What's next in Sudan as the PM is reinstated?
Leading opposition groups are not happy about Western-backed ousted Prime Minister Abdalla Hamdok’s deal with coup leaders.
Sudan’s ousted top civilian leader, Abdalla Hamdok, and coup leaders have reached a politically rare agreement, which will allow him to resume charge as Prime Minister after last month’s military intervention led to his ouster from the premiership.
But the deal brokered by the National Forces Initiative, a Sudanese group, has angered anti-coup opposition forces, including the Forces of Freedom and Change, the biggest opposition group, which were instrumental in bringing Hamdok in power in the first place back in 2019.
“No negotiation and no partnership and no legitimacy for the putschists,” said the group, which was also part of the Hamdok’s government before the coup.
Sudanese politics has been going through ups and downs since the country’s revolution ousted the former regime of Omar al Bashir, a military dictator, two years ago.
While ongoing protests were the main force behind bringing Bashir’s regime down, the former dictator’s generals like Abdel Fattah al Burhan have not been willing to leave power so easily to civilian leaders like Hamdok.
Even though both sides signed a power-sharing agreement in August 2019, Burhan, the chair of the Sovereignty Council, a temporary ruling body designed by the deal, was unhappy about turning his leadership to a civilian member according to the agreed timetable.
It should have happened this month, but before that time came, Burhan and his generals ousted Hamdok and his cabinet in late October, dissolving constitutional bodies including the Sovereignty Council, which was formed to oversee the country’s transitional period to a full democracy.
However, Hamdok, who was put under house-arrest, and his pro-democracy allies have defied the coup as thousands of Sudanese have continuously protested the military intervention since October. According to different groups, at least 40 people protesting against the military rule were killed by coup leaders.
While the military’s crackdown on peaceful demonstrators turned the protesting sites into bloody scenes, Hamdok and his advisers met coup leaders, negotiating the country’s future.
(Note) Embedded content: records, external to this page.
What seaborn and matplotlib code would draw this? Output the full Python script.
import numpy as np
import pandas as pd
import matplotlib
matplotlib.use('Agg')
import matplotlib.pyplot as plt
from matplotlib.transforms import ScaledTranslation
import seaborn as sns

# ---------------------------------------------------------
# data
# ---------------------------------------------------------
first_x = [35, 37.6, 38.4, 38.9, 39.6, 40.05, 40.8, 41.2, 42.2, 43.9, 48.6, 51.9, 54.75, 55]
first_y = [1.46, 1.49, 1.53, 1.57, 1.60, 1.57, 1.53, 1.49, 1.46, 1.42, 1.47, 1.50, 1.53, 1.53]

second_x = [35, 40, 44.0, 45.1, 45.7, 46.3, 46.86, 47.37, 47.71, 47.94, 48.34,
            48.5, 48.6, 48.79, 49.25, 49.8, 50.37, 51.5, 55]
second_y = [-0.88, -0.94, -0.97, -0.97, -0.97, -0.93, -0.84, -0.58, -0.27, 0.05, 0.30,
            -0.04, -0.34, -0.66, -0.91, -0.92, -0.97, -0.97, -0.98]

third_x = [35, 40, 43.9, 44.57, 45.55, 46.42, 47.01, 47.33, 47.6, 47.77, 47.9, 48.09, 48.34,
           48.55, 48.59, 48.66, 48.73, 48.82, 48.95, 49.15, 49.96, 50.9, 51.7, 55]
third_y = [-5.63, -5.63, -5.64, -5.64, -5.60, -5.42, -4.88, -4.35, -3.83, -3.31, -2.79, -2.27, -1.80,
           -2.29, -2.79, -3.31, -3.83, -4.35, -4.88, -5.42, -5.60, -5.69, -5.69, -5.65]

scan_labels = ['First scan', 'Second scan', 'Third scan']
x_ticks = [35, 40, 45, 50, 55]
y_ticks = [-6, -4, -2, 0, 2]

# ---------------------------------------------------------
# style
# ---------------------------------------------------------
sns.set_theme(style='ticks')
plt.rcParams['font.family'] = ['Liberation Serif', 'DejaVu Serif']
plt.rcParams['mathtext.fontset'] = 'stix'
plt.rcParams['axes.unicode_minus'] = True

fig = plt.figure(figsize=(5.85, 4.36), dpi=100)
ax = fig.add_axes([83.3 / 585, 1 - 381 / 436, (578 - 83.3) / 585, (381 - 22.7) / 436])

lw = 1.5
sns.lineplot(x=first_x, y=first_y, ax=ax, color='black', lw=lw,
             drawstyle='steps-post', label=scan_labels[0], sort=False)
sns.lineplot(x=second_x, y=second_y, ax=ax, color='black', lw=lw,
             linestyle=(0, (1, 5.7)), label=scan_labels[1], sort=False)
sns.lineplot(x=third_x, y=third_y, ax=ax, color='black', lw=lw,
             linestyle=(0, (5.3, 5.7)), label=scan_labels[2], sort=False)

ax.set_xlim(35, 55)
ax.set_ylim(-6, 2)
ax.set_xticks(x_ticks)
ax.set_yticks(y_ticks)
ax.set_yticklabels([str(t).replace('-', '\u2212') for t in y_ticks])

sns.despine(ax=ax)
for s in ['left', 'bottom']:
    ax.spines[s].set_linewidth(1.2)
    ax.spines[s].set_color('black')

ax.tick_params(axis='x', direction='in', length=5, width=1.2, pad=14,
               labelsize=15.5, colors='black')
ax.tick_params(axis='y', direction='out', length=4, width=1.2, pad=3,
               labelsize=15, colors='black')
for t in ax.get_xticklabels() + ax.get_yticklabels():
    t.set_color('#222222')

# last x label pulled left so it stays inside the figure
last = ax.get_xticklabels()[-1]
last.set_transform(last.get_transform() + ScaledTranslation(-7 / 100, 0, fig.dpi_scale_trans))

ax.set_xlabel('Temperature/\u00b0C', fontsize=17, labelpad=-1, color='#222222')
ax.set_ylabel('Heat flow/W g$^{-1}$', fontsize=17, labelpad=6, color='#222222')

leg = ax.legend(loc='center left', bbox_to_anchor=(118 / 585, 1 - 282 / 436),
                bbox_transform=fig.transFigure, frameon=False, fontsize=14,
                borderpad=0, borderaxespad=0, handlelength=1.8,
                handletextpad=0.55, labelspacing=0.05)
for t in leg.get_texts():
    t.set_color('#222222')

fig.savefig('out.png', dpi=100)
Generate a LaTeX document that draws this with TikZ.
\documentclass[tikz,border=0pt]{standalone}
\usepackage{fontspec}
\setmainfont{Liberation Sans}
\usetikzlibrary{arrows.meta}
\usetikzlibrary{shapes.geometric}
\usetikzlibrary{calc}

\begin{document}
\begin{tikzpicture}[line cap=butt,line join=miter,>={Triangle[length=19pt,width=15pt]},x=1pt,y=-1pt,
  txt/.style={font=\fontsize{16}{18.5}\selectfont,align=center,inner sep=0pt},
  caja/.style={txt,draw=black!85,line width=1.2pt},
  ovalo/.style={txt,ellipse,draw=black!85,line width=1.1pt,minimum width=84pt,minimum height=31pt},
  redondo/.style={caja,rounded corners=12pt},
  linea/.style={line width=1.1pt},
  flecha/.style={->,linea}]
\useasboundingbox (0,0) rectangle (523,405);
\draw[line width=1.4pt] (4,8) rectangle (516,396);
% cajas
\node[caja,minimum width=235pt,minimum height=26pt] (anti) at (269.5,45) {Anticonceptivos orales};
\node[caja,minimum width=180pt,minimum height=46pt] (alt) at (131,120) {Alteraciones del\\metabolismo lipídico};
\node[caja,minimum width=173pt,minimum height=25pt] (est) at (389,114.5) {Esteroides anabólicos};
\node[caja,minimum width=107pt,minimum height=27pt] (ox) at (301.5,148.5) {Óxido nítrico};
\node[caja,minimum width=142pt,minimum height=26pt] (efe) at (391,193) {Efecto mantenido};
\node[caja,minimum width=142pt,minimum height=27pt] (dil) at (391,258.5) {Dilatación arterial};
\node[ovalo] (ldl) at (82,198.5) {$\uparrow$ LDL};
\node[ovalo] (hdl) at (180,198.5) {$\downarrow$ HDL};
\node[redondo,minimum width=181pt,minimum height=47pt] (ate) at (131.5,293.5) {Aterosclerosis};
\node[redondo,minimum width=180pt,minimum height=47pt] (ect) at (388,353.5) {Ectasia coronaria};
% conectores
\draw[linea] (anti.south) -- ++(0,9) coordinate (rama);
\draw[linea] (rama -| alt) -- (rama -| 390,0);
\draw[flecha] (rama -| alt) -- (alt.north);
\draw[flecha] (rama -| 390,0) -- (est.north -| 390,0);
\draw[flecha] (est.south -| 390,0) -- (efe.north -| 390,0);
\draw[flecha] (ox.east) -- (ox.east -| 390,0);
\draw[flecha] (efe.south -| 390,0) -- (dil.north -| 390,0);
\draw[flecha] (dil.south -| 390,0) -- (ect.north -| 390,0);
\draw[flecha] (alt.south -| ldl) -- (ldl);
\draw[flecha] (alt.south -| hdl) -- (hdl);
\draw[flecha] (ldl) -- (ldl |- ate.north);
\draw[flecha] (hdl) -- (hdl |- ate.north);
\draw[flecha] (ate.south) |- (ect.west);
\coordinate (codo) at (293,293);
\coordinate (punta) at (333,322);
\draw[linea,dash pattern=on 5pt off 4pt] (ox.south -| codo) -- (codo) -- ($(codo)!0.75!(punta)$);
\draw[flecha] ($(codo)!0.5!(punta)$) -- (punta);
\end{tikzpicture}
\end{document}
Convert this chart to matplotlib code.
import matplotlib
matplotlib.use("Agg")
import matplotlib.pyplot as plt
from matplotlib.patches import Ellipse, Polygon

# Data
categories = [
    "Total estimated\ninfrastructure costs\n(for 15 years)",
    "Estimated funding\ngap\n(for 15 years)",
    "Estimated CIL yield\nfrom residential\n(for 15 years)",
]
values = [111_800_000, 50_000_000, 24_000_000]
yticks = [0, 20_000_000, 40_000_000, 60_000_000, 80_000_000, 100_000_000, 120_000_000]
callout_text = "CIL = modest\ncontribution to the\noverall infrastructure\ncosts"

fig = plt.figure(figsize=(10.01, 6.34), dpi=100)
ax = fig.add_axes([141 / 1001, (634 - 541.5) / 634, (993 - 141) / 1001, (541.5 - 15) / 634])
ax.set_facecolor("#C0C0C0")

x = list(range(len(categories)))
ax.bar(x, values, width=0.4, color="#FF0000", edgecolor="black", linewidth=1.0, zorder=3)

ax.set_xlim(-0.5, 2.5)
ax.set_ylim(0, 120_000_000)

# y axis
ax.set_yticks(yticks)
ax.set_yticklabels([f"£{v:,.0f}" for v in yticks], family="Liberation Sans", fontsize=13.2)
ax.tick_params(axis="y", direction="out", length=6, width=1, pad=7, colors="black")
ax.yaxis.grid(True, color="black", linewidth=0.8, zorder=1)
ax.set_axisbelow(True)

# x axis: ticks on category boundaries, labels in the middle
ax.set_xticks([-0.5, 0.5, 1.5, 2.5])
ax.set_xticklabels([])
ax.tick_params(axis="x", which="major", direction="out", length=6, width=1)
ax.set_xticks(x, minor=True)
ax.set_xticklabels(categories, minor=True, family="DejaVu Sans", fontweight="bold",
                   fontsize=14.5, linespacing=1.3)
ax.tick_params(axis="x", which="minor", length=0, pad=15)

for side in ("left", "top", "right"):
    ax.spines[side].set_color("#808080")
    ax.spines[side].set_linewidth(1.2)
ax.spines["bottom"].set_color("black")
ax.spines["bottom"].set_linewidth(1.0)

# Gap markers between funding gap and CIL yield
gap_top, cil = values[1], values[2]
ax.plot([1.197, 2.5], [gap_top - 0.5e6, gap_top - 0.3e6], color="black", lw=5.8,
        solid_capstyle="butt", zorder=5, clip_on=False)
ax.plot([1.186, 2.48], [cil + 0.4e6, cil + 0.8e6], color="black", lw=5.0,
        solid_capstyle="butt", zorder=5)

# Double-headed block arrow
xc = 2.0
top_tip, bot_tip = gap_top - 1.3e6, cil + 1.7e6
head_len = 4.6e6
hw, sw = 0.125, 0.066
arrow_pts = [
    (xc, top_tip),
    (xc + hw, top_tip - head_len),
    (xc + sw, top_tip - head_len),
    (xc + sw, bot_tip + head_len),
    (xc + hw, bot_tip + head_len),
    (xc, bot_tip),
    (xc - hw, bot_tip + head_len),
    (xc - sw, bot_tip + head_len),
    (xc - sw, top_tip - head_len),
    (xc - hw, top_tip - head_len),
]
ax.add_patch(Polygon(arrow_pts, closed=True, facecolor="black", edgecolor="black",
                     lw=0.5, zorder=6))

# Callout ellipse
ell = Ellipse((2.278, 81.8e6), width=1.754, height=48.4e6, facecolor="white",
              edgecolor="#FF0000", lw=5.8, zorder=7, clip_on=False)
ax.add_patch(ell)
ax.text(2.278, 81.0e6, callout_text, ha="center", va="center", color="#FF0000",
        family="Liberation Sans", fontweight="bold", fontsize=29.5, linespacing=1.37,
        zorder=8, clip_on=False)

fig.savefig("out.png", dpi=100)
Burhan has already signalled that he wanted to reinstate Hamdok to the prime ministry post, but the embattled prime minister has demanded the fulfillment of certain conditions for his return to power.
Hamdok is the first civilian in decades to run the Sudanese government. In October, he was ousted by the military, but after a recent deal with the army, he will be back to the top post.
“He clearly said that the only way he will be agreed to be reinstated requires the fulfillment of three conditions. One of them is that they have to release all political prisoners they put in prisons,” said Khalid Mustafa Medani, a prominent Sudanese political science professor, who is also the chair of the African studies program at McGill University, in a previous interview.
“Number two is that all constitutional declarations agreed in 2019 have to be returned in full, including all the articles that were repealed by Burhan. Also he wants to bring the military under the authority of civilian rule,” Medani told TRT World.
Hamdok said that he would not accept any mission if the military did not fulfill those three conditions. But the recent deal between Hamdok and Burhan does not appear to comply with all of Hamdok’s conditions.
What’s the deal?
Across the world, it’s not so usual to see coup leaders reinstate a civilian leader they had already ousted. So if they displaced a leading politician in the first place, why did they want to reinstate him after that?
That question’s answer is not clear in the current Sudanese context. Usually, after military coups, either ousted civilian leaders were totally wiped out from the political scene by putschists or pro-democracy forces were able to defeat generals, forcing them to face justice.
But in Sudan, an unlikely political scenario plays out as putschists and the ousted prime minister appear to agree to work together once again. So what’s the agreement?
According to the deal, the first step would be to release all political detainees, including protesters. This is also one of Hamdok’s conditions to return to power. The deal also provides the formation of a committee, which will investigate protests after the coup.
Second, the military will also allow Hamdok’s cabinet members to return to their jobs, functioning as they were doing prior to the coup.
Third, the deal also promises to bring all paramilitary groups like Rapid Support Forces, which operate side-by-side with the military under unified army control. But this is something so tricky concerning how powerful Rapid Support Forces have been across the country for a long time.
Crucial part
Among others, the fourth part of the agreement appears to be the most important clause, explaining why most of the country’s anti-coup political groups oppose the deal.
This part of the agreement says that Sudan’s interim constitution, enacted after the power-sharing deal, should be changed to include articles regulating the relationship between civilian leadership and military generals.
This crucial part does not indicate whether the reinstated Hamdok government can resume the implementation of constitutional declarations, whose key provisions were repealed by coup leaders led by Burhan after the military intervention in October.
Instead, the deal offers to amend the constitution, which means the military seeks concessions from the Hamdok-led civilian government in terms of leading the country during and after the transitional period.